Pricing page visit: Acknowledge the interest directly. "I noticed your team was exploring [category] solutions — happy to walk through how we compare" works because it's honest.
G2 competitor comparison: Address the evaluation head-on. Share a comparison guide or offer a brief call to discuss trade-offs.
Champion job change: Congratulate them on the new role and ask if they're bringing their stack with them. This is one of the highest-conversion signals in B2B.
Coordinate across channels. Don't just email — call, send LinkedIn messages, and retarget with relevant ads. A multi-channel touch within 48 hours reinforces credibility.
Step 7: Measure What Matters
Without measurement, you can't tell if your intent data program is working or just burning budget. Track these metrics monthly:
Signal-to-meeting rate: What percentage of intent signals convert to a conversation? Benchmark: 5-15% for multi-signal accounts.
Time to first touch: How fast does your team respond to hot signals? Under 4 hours for high-intent accounts.
Intent-sourced pipeline: What percentage of your total pipeline came from intent-identified accounts? Healthy programs reach 20-40%.
False positive rate: What percentage of flagged accounts turned out to not be in-market? If it's above 60%, your scoring model needs work.
Cost per intent-sourced meeting: Compare against cold outbound. Intent-sourced meetings typically cost $150-$400 vs. $500-$1,200 for cold.
Feed results back into your scoring model. If champion job changes consistently convert at 3x the rate of topic surges, weight them accordingly.

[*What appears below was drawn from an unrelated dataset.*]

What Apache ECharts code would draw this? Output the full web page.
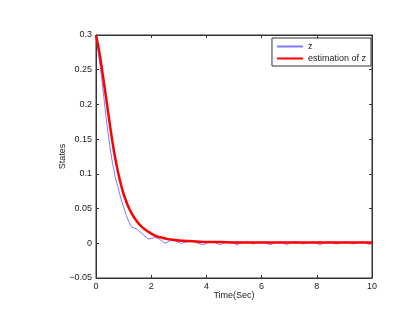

Five Mistakes That Kill Intent Data Programs
Most intent data programs fail not because of bad data, but because of bad execution. Avoid these:
1. Treating intent data as a lead list
Intent data tells you who to prioritize, not who to cold-pitch. An account researching "sales automation" isn't asking you to sell them your product. They're exploring a problem. Lead with value, not a demo link.
2. Ignoring signal decay
A buying signal from three weeks ago is noise. The window between "actively researching" and "vendor selected" can be as short as 2-4 weeks for mid-market deals. If your data has a 14-day delay and you wait another week to act, you're too late.
3. Single-signal decisioning
No single intent signal is reliable enough to justify a sales touch. One homepage visit isn't a buying signal. That same company visiting your homepage, then your pricing page, then showing up on G2? That's a pattern worth acting on. For more on reading these patterns, see our guide on how to identify buying signals.
4. No feedback loop between sales and marketing
If you never track which signals led to meetings and which led to dead ends, you can't improve. The best teams review signal-to-opportunity data monthly and adjust their scoring model accordingly.
5. Buying third-party data before first-party infrastructure
Starting with Bombora or 6sense before you can identify who's visiting your own website is like buying a telescope before you've opened your eyes. Nail first-party signals first.
How Intent Data Fits Into a Broader Data Strategy
Intent data works best when it's layered on top of solid contact and account data. Knowing that Acme Corp is surging on "email enrichment" is useful. Knowing that and having verified email addresses and direct phone numbers for the VP of Sales Operations at Acme Corp? That's actionable.
This is where contact enrichment completes the picture. Intent data tells you which accounts to target. Enrichment gives you who to reach and how to reach them. Without accurate contact data, even the strongest intent signal dies in a dashboard — because your SDR has no one to call.
The best B2B teams build their data stack in layers: ICP definition first, then first-party intent, then third-party intent, then enriched contact data to activate every signal. Each layer makes the next one more valuable.
If your enrichment rates are lagging, consider a waterfall enrichment approach that queries multiple data vendors to maximize coverage — especially for hard-to-reach personas like C-level executives or EMEA contacts where single-source tools fall short.